Center for Strategic Communication

By Patricia H Kushlis

The Icon and the Ax book coverNew York Times columnist David Brooks must have read James Billington’s Icon and the Ax: An Interpretive History of Russian Culture during summer vacation.  The book was a classic in its field and remained so for years after it was first published in 1966.

In his column “The Russia I Miss” on September 11, 2015, Brooks decries the loss of a Russian counterculture based on the vision of the Russian soul with its roots in the visuality of Russian Orthodoxy and the simple, monotonous lifestyle and superstitious mentality of the Russian peasant.

Brooks argues that although Russia has become a more normal country since 1991 it has lost this unique vantage point so integral to the vibrant intellectual and cultural life that began with its largely French speaking aristocracy as depicted by Leon Tolstoy in his mid-19th century novels and ended with Alexandr Solzhenitsyn who fled to a Vermont farm in the late 1970s to escape the final years of the Communist system with his portrayals of the Gulag.

But there are serious fallacies with Brooks’ romanticized dream of a time that never existed. 

Marc Chagall, Les Portes du cimetiere, 1917Much of Russia’s literary and cultural brilliance came in reaction to a lengthy history of authoritarianism and at its peak lasted for a matter of decades not centuries. It originated in response to the Napoleonic invasion of 1812, the subsequent rise of nationalisms throughout Eastern Europe and the spread of Czarist government-financed industrialization which only came to Russia in the late nineteenth century – as the Czar’s response to the rise of the German economic juggernaut.  At its height, this Russian counterculture corresponded to a brief period of history that occurred prior to and during the country’s late economic development concentrated around Moscow and St. Petersburg, the political revolts of 1905 and 1917 and tardy exploration and penetration of the empire’s vast hinterlands.  (Photo left:  Marc Chagall’s Gates to the Jewish Cemetery, 1917 by PH Kushlis 2003.)

Yes, this cultural renaissance was unique because it blended East and West in ways not seen or experienced before.  But it was also the product of the influence of European thought on Russia’s tiny aristocratic class and its small but growing urban population that had unleashed the driving force of nationalism throughout the continent.
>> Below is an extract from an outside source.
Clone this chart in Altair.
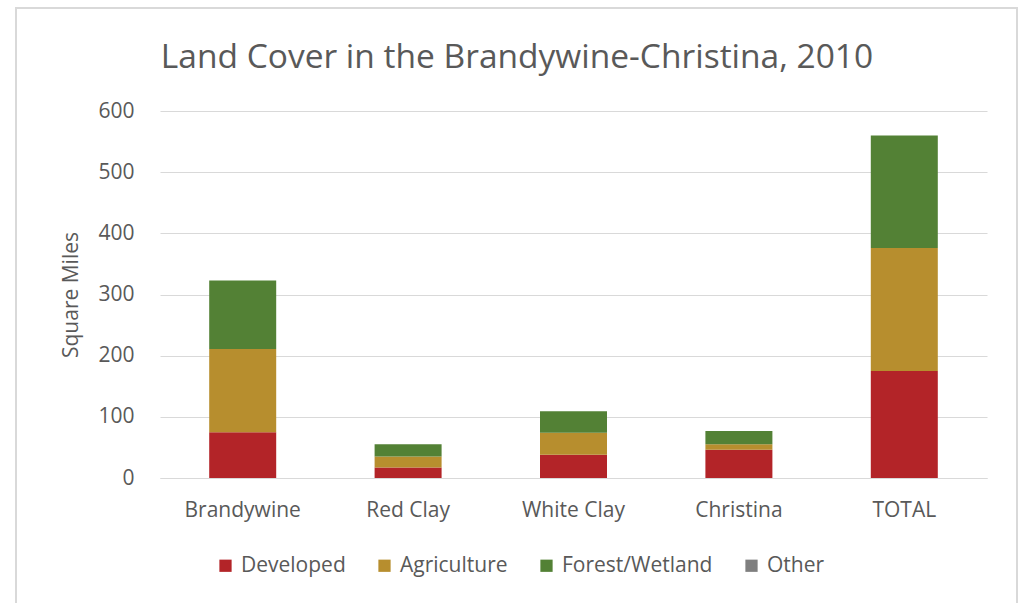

The Czar’s belated attempts at reformation in order to rescue a weak, pre-industrial multinational empire from encroachment by an economically strong Germany had produced a radicalized labor force concentrated in Russia’s two major cities, a small westernized bourgeoisie with, ironically, Old Believer roots whose factories and impressive collections of impressionist art had tremendous impact on the Russian cultural scene at the time. 
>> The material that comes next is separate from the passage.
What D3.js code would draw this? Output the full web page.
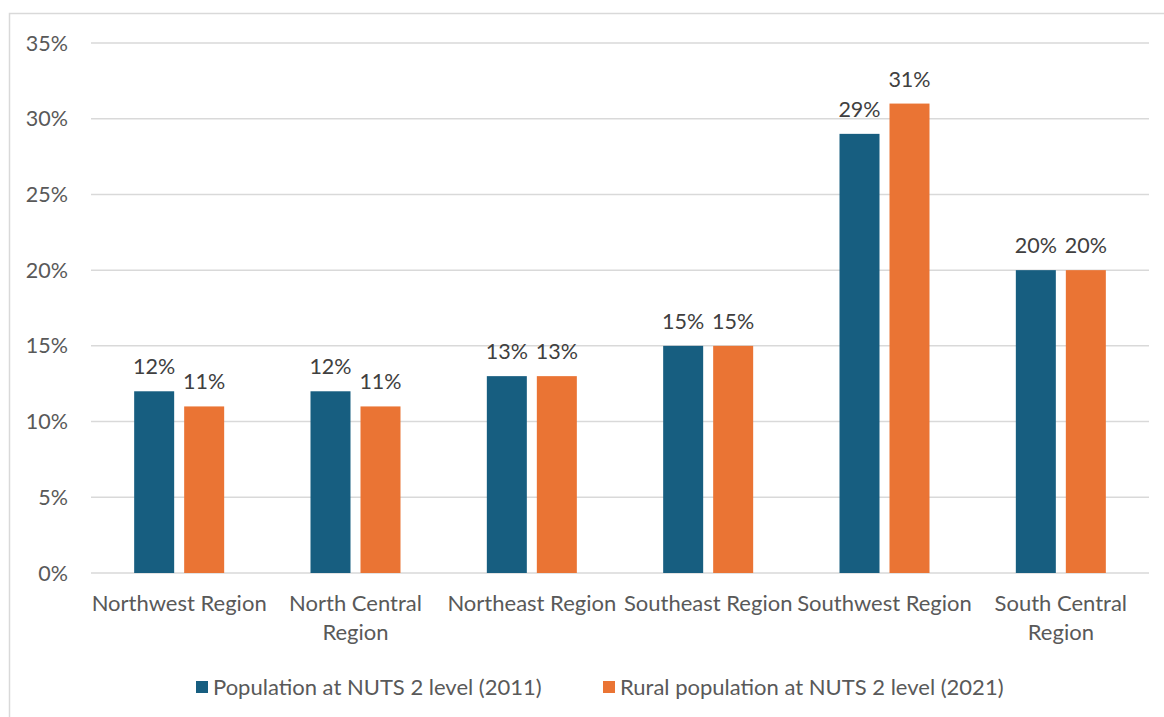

Russian culture then burrowed underground or fled abroad after Stalin’s ascent to the leadership of the Communist Party of the Soviet Union in the late 1920s and his clamp down on dissent and artistic expression thereafter.

The scarcities of the Communist era – foremost imposed by a utopian and unworkable economic system – turned everyone into criminals.  Life revolved around transactions of the “you scratch my back and I’ll scratch yours” variety.  The spirit of the Russian soul which Brooks so longs for had no part of it. 

Meanwhile, Russian composers – like their European counterparts – were mining melodies, harmonies, rhythms and story lines – from the folk songs and peasant cultures that stretched across the vast empire which ethnographers and ethno-musicologists uncovered on field trips throughout the countryside.   These often formed the bases for Russia’s greatest music just as they did Finland’s, Norway’s, Poland’s, and Hungary’s among others.

As for Russia’s lack today of not having a single university among the world’s top 100 today, when did it ever have a university with such stature?  Or did I miss something?    Certainly specific departments and individual professors – like Moscow State University’s theoretical mathematics department – did have stellar reputations and world class scholars. But even during Soviet and Czarist times, Russian tertiary education from the arts through the military was conducted in specialized institutes and academies – not universities – that normally led to professions or skilled jobs as apportioned and decided upon by the state.

Or today, as occurred in pre-Revolutionary Russia, some children of the elite went to Europe for advanced education as did the scions of other Europeanized and Asian elites from around the world.   They now also study in the US because, well, that’s where more than a few of the world’s 100 best universities are located.  They may or may not return home depending on how they are treated. 

So please, Mr. Brooks, let’s not get carried away by what never was. Much less what never will be.